Joseph Peterson says
Thanks, Eric.
Definitely, the nTLDs are challenging to get a grip on – even for professionals – because there are so many of them. Not only that, they all rely on different pricing models. Some are restricted in various ways. They bump into one another a lot too. So it can get really complicated.
Even so, little by little, people are figuring out when and where to use the nTLDs. And there ARE good places to use many of them.
Kate says
New extensions cause unnecessary fragmentation of the Internet.

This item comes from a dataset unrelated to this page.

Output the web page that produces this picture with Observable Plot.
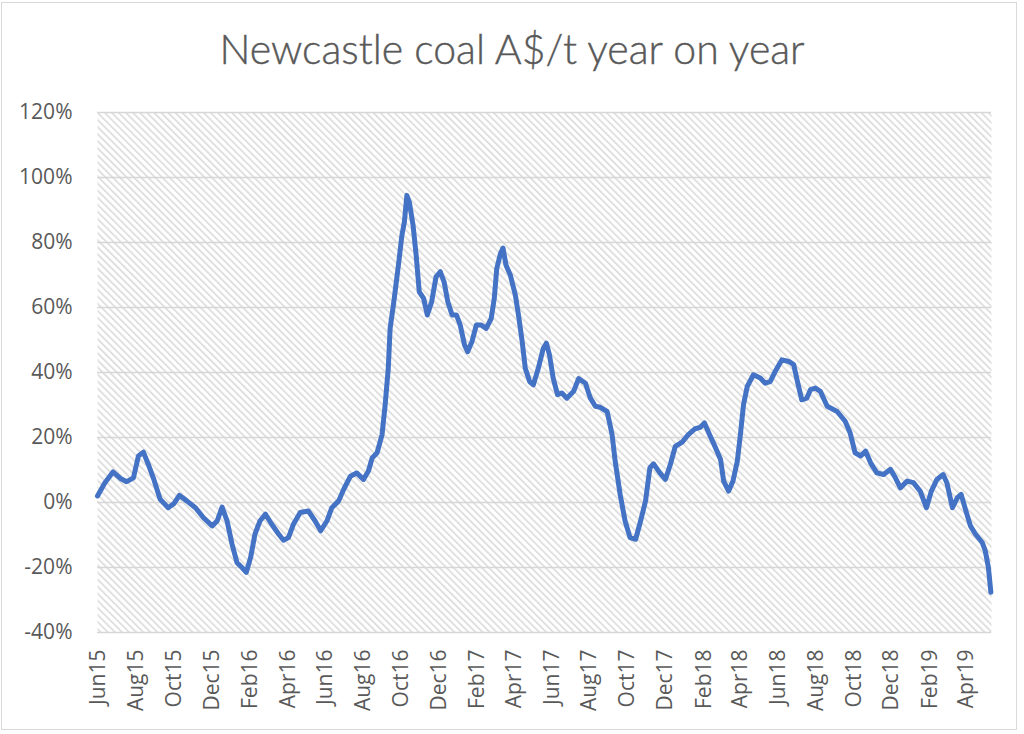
<!DOCTYPE html>
<html>
<head>
<meta charset="utf-8">
<script src="https://cdn.jsdelivr.net/npm/d3@7"></script>
<script src="https://cdn.jsdelivr.net/npm/@observablehq/plot@0.6"></script>
<style>
  html, body { margin: 0; padding: 0; background: #fff; }
  #wrap { position: relative; width: 1024px; height: 734px; overflow: hidden; background: #fff; }
  #border { position: absolute; left: 1px; top: 2px; width: 1016px; height: 728px; border: 1px solid #d9d9d9; box-sizing: border-box; }
  #title { position: absolute; left: 0; width: 1024px; top: 25px; text-align: center; font-family: Lato, "Open Sans", sans-serif; font-weight: 300; font-size: 41px; line-height: 48px; color: #595959; white-space: nowrap; -webkit-text-stroke: 0.4px #595959; }
  #chart { position: absolute; left: 0; top: 80px; }
</style>
</head>
<body>
<div id="wrap">
  <div id="border"></div>
  <div id="title">Newcastle coal A$/t year on year</div>
  <div id="chart"></div>
</div>
<script>
// Weekly-ish readings of the year-on-year change (%)
const dates = [
  "2015-05-30","2015-06-11","2015-06-24","2015-07-06","2015-07-16","2015-07-27","2015-08-04","2015-08-12","2015-08-20","2015-08-28",
  "2015-09-08","2015-09-21","2015-09-30","2015-10-09","2015-10-21","2015-11-04","2015-11-17","2015-12-01","2015-12-09","2015-12-17",
  "2015-12-25","2016-01-02","2016-01-10","2016-01-18","2016-01-25","2016-02-01","2016-02-08","2016-02-16","2016-02-25","2016-03-06",
  "2016-03-17","2016-03-25","2016-04-02","2016-04-10","2016-04-21","2016-05-04","2016-05-15","2016-05-24","2016-06-03","2016-06-11",
  "2016-06-22","2016-06-30","2016-07-11","2016-07-21","2016-08-01","2016-08-09","2016-08-15","2016-08-23","2016-08-31","2016-09-05",
  "2016-09-10","2016-09-13","2016-09-19","2016-09-23","2016-09-27","2016-10-02","2016-10-06","2016-10-10","2016-10-14","2016-10-20",
  "2016-10-25","2016-10-30","2016-11-06","2016-11-12","2016-11-19","2016-11-26","2016-12-03","2016-12-09","2016-12-15","2016-12-22",
  "2016-12-29","2017-01-04","2017-01-11","2017-01-16","2017-01-23","2017-01-30","2017-02-07","2017-02-15","2017-02-23","2017-02-28",
  "2017-03-04","2017-03-10","2017-03-14","2017-03-19","2017-03-26","2017-04-03","2017-04-08","2017-04-14","2017-04-19","2017-04-26",
  "2017-05-02","2017-05-10","2017-05-18","2017-05-23","2017-05-28","2017-06-03","2017-06-10","2017-06-17","2017-06-25","2017-07-06",
  "2017-07-14","2017-07-25","2017-08-02","2017-08-10","2017-08-18","2017-08-29","2017-09-06","2017-09-11","2017-09-19","2017-09-27",
  "2017-10-05","2017-10-14","2017-10-22","2017-10-30","2017-11-06","2017-11-12","2017-11-22","2017-12-01","2017-12-09","2017-12-17",
  "2017-12-28","2018-01-07","2018-01-18","2018-01-26","2018-02-02","2018-02-09","2018-02-20","2018-02-28","2018-03-05","2018-03-13",
  "2018-03-20","2018-03-27","2018-04-01","2018-04-06","2018-04-12","2018-04-22","2018-05-03","2018-05-11","2018-05-19","2018-05-27",
  "2018-06-07","2018-06-18","2018-06-26","2018-07-02","2018-07-09","2018-07-17","2018-07-23","2018-07-31","2018-08-08","2018-08-19",
  "2018-09-04","2018-09-17","2018-09-25","2018-10-03","2018-10-12","2018-10-20","2018-10-28","2018-11-07","2018-11-18","2018-11-29",
  "2018-12-07","2018-12-15","2018-12-26","2019-01-05","2019-01-16","2019-01-26","2019-02-03","2019-02-12","2019-02-22","2019-02-28",
  "2019-03-09","2019-03-17","2019-03-23","2019-03-30","2019-04-07","2019-04-15","2019-04-26","2019-05-01","2019-05-06","2019-05-10"
];
const values = [
  2.0, 6.1, 9.4, 7.4, 6.4, 7.6, 14.3, 15.5, 11.7, 7.6,
  1.0, -1.6, -0.4, 2.2, 0.5, -1.6, -4.7, -7.2, -5.7, -1.4,
  -5.7, -12.8, -18.5, -20.0, -21.5, -16.9, -9.7, -5.7, -3.6, -6.7,
  -9.7, -11.6, -10.8, -6.7, -3.1, -2.6, -5.7, -8.7, -5.7, -1.6,
  0.5, 4.0, 8.1, 9.1, 7.1, 9.7, 13.7, 15.3, 20.9, 30.1,
  41.3, 53.6, 61.8, 67.9, 74.0, 82.2, 86.3, 94.5, 92.4, 85.3,
  76.1, 64.8, 62.8, 57.7, 61.8, 69.4, 71.0, 67.9, 61.8, 57.7,
  57.7, 54.6, 48.5, 46.4, 49.5, 54.6, 54.6, 53.6, 56.6, 62.8,
  72.0, 76.6, 78.3, 73.0, 69.9, 63.8, 57.7, 49.5, 41.3, 37.2,
  36.2, 41.3, 47.4, 49.0, 45.4, 38.3, 33.2, 33.7, 32.1, 34.2,
  38.1, 36.7, 32.1, 29.6, 29.3, 28.0, 20.9, 12.7, 2.5, -5.7,
  -10.8, -11.3, -5.7, 0.5, 10.7, 11.9, 9.1, 7.1, 11.7, 17.3,
  18.6, 20.9, 22.7, 23.1, 24.5, 21.4, 16.8, 13.2, 6.6, 3.5,
  6.6, 12.7, 20.9, 30.1, 35.7, 39.3, 38.3, 36.7, 37.2, 40.3,
  43.9, 43.4, 42.4, 37.2, 31.6, 32.1, 34.7, 35.2, 34.2, 29.6,
  28.0, 25.0, 21.4, 15.3, 14.3, 15.8, 12.2, 9.1, 8.6, 10.2,
  7.6, 4.5, 6.6, 6.1, 3.5, -1.6, 3.5, 7.1, 8.6, 6.1,
  -1.6, 1.5, 2.5, -2.1, -7.2, -9.7, -12.3, -14.9, -20.0, -27.6
];
const xTickMonths = [
  "2015-06-01","2015-08-01","2015-10-01","2015-12-01","2016-02-01","2016-04-01","2016-06-01","2016-08-01",
  "2016-10-01","2016-12-01","2017-02-01","2017-04-01","2017-06-01","2017-08-01","2017-10-01","2017-12-01",
  "2018-02-01","2018-04-01","2018-06-01","2018-08-01","2018-10-01","2018-12-01","2019-02-01","2019-04-01"
];
const yTicks = [-40, -20, 0, 20, 40, 60, 80, 100, 120];
const xDomain = ["2015-05-30", "2019-05-11"];

const parse = d3.utcParse("%Y-%m-%d");
const data = dates.map((d, i) => ({date: parse(d), value: values[i]}));
const fmt = d3.utcFormat("%b%y");

const svg = Plot.plot({
  width: 1024,
  height: 654,
  marginLeft: 97,
  marginRight: 33,
  marginTop: 32,
  marginBottom: 102,
  style: {background: "transparent", color: "#595959", fontFamily: "'Open Sans', sans-serif"},
  x: {type: "utc", domain: xDomain.map(parse)},
  y: {domain: [-40, 120]},
  marks: [
    Plot.frame({fill: "url(#hatch)", stroke: "none"}),
    Plot.ruleY(yTicks, {stroke: "#d6d6d6", strokeWidth: 1.5}),
    Plot.axisY({ticks: yTicks, tickFormat: d => d + "%", tickSize: 0, tickPadding: 25, fontSize: 21, fill: "#595959", label: null}),
    Plot.axisX({ticks: xTickMonths.map(parse), tickFormat: fmt, tickRotate: -90, tickSize: 0, tickPadding: 17, fontSize: 21, fill: "#595959", label: null}),
    Plot.line(data, {x: "date", y: "value", stroke: "#4472C4", strokeWidth: 5, strokeLinejoin: "round", strokeLinecap: "round"})
  ]
});

const defs = d3.select(svg).insert("defs", ":first-child");
const pat = defs.append("pattern")
  .attr("id", "hatch")
  .attr("patternUnits", "userSpaceOnUse")
  .attr("width", 5)
  .attr("height", 5)
  .attr("patternTransform", "rotate(-45)");
pat.append("rect").attr("width", 5).attr("height", 5).attr("fill", "#ffffff");
pat.append("line").attr("x1", 0.8).attr("y1", 0).attr("x2", 0.8).attr("y2", 5)
  .attr("stroke", "#d8d8d8").attr("stroke-width", 1.5);

document.getElementById("chart").appendChild(svg);
</script>
</body>
</html>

Not only most are niche, but indeed they are usually tied to a language that is most often English.
Doubly challenging.
This is market segmentation pushed to the extreme.
All the while most ccTLDs are still underutilized.

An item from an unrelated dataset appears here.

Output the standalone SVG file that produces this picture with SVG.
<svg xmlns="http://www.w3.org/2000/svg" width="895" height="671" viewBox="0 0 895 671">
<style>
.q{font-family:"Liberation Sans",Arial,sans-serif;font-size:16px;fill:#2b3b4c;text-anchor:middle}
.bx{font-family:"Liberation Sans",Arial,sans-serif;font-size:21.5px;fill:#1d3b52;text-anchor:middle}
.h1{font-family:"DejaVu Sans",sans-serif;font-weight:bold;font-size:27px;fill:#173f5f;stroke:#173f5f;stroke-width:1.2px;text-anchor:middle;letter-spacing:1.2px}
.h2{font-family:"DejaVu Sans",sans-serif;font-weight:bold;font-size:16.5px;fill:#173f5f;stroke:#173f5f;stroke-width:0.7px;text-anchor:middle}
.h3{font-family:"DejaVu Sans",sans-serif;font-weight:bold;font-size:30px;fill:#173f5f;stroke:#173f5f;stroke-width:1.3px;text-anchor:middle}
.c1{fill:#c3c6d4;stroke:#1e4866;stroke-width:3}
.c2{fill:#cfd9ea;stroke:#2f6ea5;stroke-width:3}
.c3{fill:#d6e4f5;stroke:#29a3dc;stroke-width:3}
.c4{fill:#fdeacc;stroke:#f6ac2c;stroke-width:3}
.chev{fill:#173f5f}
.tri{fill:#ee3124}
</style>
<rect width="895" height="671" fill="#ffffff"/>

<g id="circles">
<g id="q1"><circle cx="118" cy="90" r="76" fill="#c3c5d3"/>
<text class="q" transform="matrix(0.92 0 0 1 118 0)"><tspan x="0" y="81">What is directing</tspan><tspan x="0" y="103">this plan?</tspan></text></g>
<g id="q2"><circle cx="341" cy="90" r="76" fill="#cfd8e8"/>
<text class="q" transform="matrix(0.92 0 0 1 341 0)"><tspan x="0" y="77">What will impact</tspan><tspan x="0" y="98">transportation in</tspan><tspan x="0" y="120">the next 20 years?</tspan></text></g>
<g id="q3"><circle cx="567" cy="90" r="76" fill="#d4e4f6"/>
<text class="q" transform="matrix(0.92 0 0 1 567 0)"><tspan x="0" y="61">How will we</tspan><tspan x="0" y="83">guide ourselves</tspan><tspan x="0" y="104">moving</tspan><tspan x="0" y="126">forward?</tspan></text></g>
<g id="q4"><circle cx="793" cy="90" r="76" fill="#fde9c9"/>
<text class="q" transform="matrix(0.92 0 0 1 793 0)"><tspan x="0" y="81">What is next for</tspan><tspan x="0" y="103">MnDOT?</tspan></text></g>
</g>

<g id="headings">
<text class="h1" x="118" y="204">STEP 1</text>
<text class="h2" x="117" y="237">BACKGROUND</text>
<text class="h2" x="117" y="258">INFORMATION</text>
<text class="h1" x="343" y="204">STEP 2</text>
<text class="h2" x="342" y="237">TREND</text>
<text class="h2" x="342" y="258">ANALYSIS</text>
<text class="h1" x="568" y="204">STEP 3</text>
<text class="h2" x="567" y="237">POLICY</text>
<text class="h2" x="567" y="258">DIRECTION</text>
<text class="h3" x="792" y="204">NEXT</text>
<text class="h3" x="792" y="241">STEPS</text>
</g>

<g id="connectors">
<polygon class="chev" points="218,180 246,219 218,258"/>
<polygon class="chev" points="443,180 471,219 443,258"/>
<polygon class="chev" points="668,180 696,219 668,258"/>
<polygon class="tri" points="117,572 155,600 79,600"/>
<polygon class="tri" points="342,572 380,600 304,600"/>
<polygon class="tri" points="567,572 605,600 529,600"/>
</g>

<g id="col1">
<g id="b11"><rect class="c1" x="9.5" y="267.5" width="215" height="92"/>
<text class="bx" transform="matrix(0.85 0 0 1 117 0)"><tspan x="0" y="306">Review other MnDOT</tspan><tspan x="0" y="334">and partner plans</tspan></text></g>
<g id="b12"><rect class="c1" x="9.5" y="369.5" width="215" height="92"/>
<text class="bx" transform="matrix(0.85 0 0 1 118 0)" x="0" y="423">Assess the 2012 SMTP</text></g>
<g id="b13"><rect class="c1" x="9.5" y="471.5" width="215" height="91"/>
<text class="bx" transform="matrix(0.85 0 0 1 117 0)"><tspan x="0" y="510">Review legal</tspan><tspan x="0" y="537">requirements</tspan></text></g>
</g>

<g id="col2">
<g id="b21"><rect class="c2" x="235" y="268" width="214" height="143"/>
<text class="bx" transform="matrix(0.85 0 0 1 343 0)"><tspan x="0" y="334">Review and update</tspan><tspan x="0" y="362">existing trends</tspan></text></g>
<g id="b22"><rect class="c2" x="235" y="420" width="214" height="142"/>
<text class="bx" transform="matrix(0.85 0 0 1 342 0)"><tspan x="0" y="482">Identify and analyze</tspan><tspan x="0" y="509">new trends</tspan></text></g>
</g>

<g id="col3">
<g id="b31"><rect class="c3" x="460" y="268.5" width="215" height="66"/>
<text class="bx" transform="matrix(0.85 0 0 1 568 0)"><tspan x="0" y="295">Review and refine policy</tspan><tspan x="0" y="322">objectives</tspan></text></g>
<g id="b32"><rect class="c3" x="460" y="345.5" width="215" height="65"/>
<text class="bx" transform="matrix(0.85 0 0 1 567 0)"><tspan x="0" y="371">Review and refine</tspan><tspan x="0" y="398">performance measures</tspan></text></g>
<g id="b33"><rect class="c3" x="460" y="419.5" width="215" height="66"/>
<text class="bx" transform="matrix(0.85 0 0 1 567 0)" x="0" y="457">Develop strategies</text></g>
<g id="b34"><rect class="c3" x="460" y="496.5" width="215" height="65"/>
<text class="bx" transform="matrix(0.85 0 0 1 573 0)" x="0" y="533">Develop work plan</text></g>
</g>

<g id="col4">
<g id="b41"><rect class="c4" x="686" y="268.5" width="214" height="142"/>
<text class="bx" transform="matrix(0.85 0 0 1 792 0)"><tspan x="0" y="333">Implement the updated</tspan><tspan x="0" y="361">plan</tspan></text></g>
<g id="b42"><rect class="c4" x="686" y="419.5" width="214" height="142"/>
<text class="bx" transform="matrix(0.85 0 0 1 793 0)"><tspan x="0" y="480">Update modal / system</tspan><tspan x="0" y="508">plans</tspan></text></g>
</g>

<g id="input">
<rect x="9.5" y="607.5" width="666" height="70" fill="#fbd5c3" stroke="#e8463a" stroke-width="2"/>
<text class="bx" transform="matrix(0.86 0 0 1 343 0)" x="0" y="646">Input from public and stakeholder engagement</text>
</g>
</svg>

Not to mention redundant/overlapping TLDs, singular-plural variants etc.
Good luck.
168 says
Great info Joseph. Appreciate your efforts for the benefit of all.

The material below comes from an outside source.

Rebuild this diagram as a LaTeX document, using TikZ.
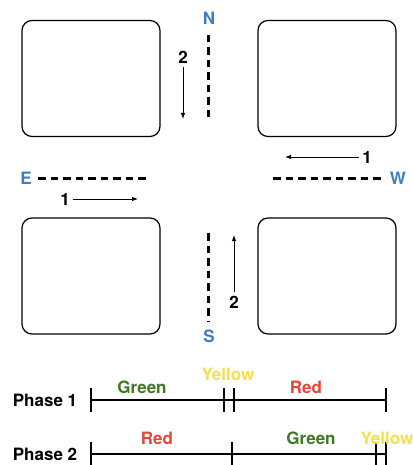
\documentclass[tikz,border=0pt]{standalone}
\usepackage{fontspec}
\setmainfont{TeX Gyre Heros}
\usetikzlibrary{arrows.meta}
\definecolor{dirblue}{HTML}{3D7DC2}
\definecolor{lightgreen}{HTML}{3B7A23}
\definecolor{lightred}{HTML}{E5463A}
\definecolor{lightyellow}{HTML}{F5E04A}
\def\blockw{138pt}
\def\blockh{116pt}
\def\tickh{12pt}

\begin{document}
\begin{tikzpicture}[x=1pt, y=-1pt,
		font=\bfseries\fontsize{17}{20}\selectfont,
		block/.style={draw, line width=1.2pt, rounded corners=10pt, minimum width=\blockw, minimum height=\blockh},
		lane/.style={line width=3pt, dash pattern=on 7.5pt off 5pt},
		flow/.style={-{Latex[length=6pt,width=4.5pt]}, line width=0.9pt},
		timeline/.style={line width=1.2pt}]
		\useasboundingbox (0,0) rectangle (412,465);
		% city blocks
		\node[block] (nw) at (91,78.5) {};
		\node[block] (ne) at (327,78.5) {};
		\node[block] (sw) at (91,276) {};
		\node[block] (se) at (327,276) {};
		% directions
		\node[text=dirblue] (n) at (209,18) {N};
		\node[text=dirblue] (s) at (209,336) {S};
		\node[text=dirblue] (e) at (26,178) {E};
		\node[text=dirblue] (w) at (398,178) {W};
		% lane markings
		\coordinate (n1) at (208,35);   \coordinate (n2) at (208,122);
		\coordinate (s1) at (208,233);  \coordinate (s2) at (208,321);
		\coordinate (e1) at (38,178);   \coordinate (e2) at (146,178);
		\coordinate (w1) at (273,178);  \coordinate (w2) at (381,178);
		\draw[lane] (n1) -- (n2);
		\draw[lane] (s1) -- (s2);
		\draw[lane] (e1) -- (e2);
		\draw[lane] (w1) -- (w2);
		% traffic flows
		\node (f2n) at (183,57) {2};
		\coordinate (f2nend) at (183,119);
		\node (f2s) at (234,302) {2};
		\coordinate (f2send) at (234,235);
		\node (f1w) at (367,157) {1};
		\coordinate (f1wend) at (285,157);
		\node (f1e) at (65,199) {1};
		\coordinate (f1eend) at (138,199);
		\draw[flow] (f2n) -- (f2nend);
		\draw[flow] (f2s) -- (f2send);
		\draw[flow] (f1w) -- (f1wend);
		\draw[flow] (f1e) -- (f1eend);
		% signal phases
		\node (ph1) at (45,400) {Phase 1};
		\node (ph2) at (45,454) {Phase 2};
		\foreach \x [count=\i] in {91,224,234,386} {
			\coordinate (pa\i) at (\x,400);
			\draw[timeline] ([yshift=\tickh]pa\i) -- ([yshift=-\tickh]pa\i);
		}
		\foreach \x [count=\i] in {91,232,376,386} {
			\coordinate (pb\i) at (\x,454);
			\draw[timeline] ([yshift=\tickh]pb\i) -- ([yshift=-\tickh]pb\i);
		}
		\draw[timeline] (pa1) -- (pa4);
		\draw[timeline] (pb1) -- (pb4);
		\node[text=lightgreen] (g1) at (142,387) {Green};
		\node[text=lightyellow] (y1) at (228,374) {Yellow};
		\node[text=lightred] (r1) at (306,387) {Red};
		\node[text=lightred] (r2) at (157,438) {Red};
		\node[text=lightgreen] (g2) at (311,438) {Green};
		\node[text=lightyellow] (y2) at (387,438) {Yellow};
	\end{tikzpicture}
\end{document}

It would be great if this was posted on NP for users to add to the perspective from a local point of view. For example, India with 22 languages which is used most in business? Which English words are commonly used ?
Asian, Europe, South America, Africa common business language etc
Cheers
Joseph Peterson says
@168,
That’s an interesting idea. NamePros could, theoretically at least, be a good tool for crowd-sourcing knowledge of all those languages. Domainers are a global community, and NamePros has very diverse membership.
168 says
Thanks,
Most definitely a good time to build a data base.
solidairesdumonde says
Thank you for such a thorough assessment. I was wondering what Google’s stance was regarding those TLD’s. – which would be given a particular weight on certain versions of Google (e.g. .fr ranks primarily in google.fr, .co.uk in the UK etc.) or if they’re all neutral like a .com or .net. While as you pointed out some are self-explanatory, you can’t help but wonder if Google will bother dealing with them on a case by case basis, for instance making sure that .BERLIN is for google.de, etc.
Your other study (https://domainnamewire.com/2017/01/31/analyzing-new-top-level-domain-registrations-country-part-3-geos/) seems to imply those geo domains rankbetter in their respective google domains, but I was wondering if Google confirmed that they gave them particular weight.
Joseph Peterson says
@solidairesdumonde,
My assumption is that Google will eventually – if they don’t already – treat some GEO nTLDs in the same way as they treat most ccTLDs. That is to say, .BERLIN website rankings (like .DE website rankings) will be biased upward inside Germany and downward outside Germany.
Of course, what Google does is up to Google. But the ultimate goal is to show RELEVANT results. And .BERLIN sites are more relevant to people in Germany, for obvious reasons. So I’d be surprised if Google doesn’t catch up to this fact sooner or later.
“Your other study seems to imply those geo domains rank better”
No. To be clear, I didn’t discuss rankings in the sense of SERPs. I was only analyzing domain registration volume and ranking TLDs within each country based on that.
Joseph Peterson says
P.S. It may take Google longer to incorporate nTLD keyword language into its ranking algorithms.
In cases where language is clear-cut and geographically constrained, this ought to be considered as an input for SERP rankings. That’s my only my opinion, of course; and Google doesn’t listen to me. But it seems obvious that a Chinese-language TLD ought to be favored inside China, and a Dutch keyword suffix ought to be less relevant outside the Netherlands.